Gwyneth Herbert interview

January 31, 2008

Rich Jevons discusses British singer-songwriter Gwyneth Herbert’s Blue Note album Between Me and the Wardrobe in advance of her show at Leeds College of Music’s The Venue.

How much of your work is autobiographical?

Between Me and the Wardrobe is a particularly personal album and I did it at a time when it was something I really needed to write. Some of them are about me and some of them are loosely autobiographical, the songs take on a life of their own and progress into things that you never thought would be.

They’ve all got a narrative haven’t they?

I really do like stories and if there is one thing that draws all the songs together it’s that they are narrative driven. I’ve always loved words as much as I’ve loved music. I read English at uni so I’ve always been fascinated by stories and the fact that everybody has a story behind them. I love talking to people about their stories.

Slow Down, Brother is somebody’s story a really glamorous Irish lady told me while we were in a bar waiting for people. She was talking about her twin brother and he was in Ireland and fell in with the wrong crowd and had a very hedonistic life and was worrying her by asking for more and more money. He was killed, shot by the IRA.

It’s quite a contrast to Little Girl which has a fondness and innocence to it.

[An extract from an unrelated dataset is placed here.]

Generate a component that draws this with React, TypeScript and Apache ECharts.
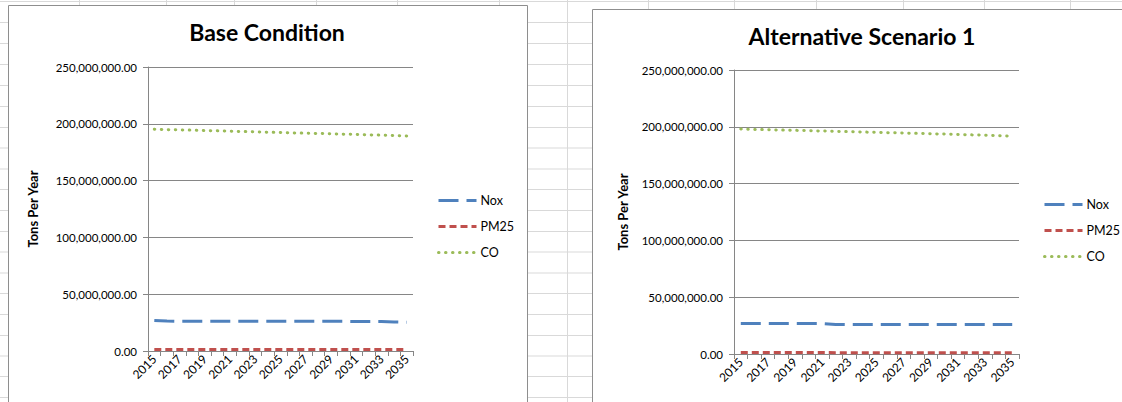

It’s kind of an innocence, but also it’s also got emotional turmoil. It’s about a prospective stepmother breaking up a marriage and her feelings about having a daughter who’s not hers and wanting desperately to be loved by her but realising the implications of the affair she was having.

The Woman Meets the Wiseman seems to be almost Biblical.

That was partly inspired by Sylvia Plath, the different elements of herself and being at a transitional stage of life. Partly feeling divided but partly feeling wise and the ridiculousness if that. Partly feeling like a young girl and getting up to slightly dubious activities. Partly feeling like a young woman with a ticking biological clock. Lots of different selves meeting in a no man’s land. I’d never thought of it as being Biblical but it is in the sense of meeting all these people in a desert and battling it out.

How much compromise is involved in just trying to keep record producers happy?

I think a lot of the time artists are walking a tight-rope because obviously the labels want to make money but still wanting to be true to your art and true to yourself.

There’s a kind if irony in That’s the Kind of Man.

That’s one of the more fun tracks really – a bit of a piss-take basically about these long lists of demands that we invent for ourselves. Expecting somebody to come along and it never really happens. Somebody wrote to me and said that they’d put it on their dating file.

I’ve used Leonard Cohen quite a lot for wooing!

I absolutely love him.

Influences? Joni Mitchell meets Suzanne Vega?

That Joni school of writing really excited me, I grew up listening to that and I love Janis Ian and Regina Spektor. I think right now is the most exciting time to be a song-writer, there are so many good writers out there with everybody drawing upon a massive range of influences and spewing out this genre-defying stuff. With Joni Mitchell again I love the narrative and the delight with words and the unexpected twists and quirks. I grew up listening to Leonard Cohen and Bob Dylan.

Someone compared Cohen to David writing the Book of Psalms but he is so modest about what he does.

I remember an interviewer saying his songs were very morose and being very dark and depressing but he said he saw them more as a macabre comic.

You did the whole album in three days?

We didn’t really plan to release it so I just really wanted a snap shot of where we were musically because we’d done so much. We just did it in one room onto analogue tape and just completely live, a lot of them were first-takers. You can hear the creeks and the cracks.

Are you planning more recording?

I’m actually going into the studio next week and I’m recording some French tracks because the albums coming out on Blue Note France.

From the chansons tradition do you like people like Brel?

I absolutely love Brel and there some phenomenal French writers at the moment. I was thinking about writing one [in French] and then doing one cover.

Where do you write?

I write a lot in my head when I’m driving and on the tube.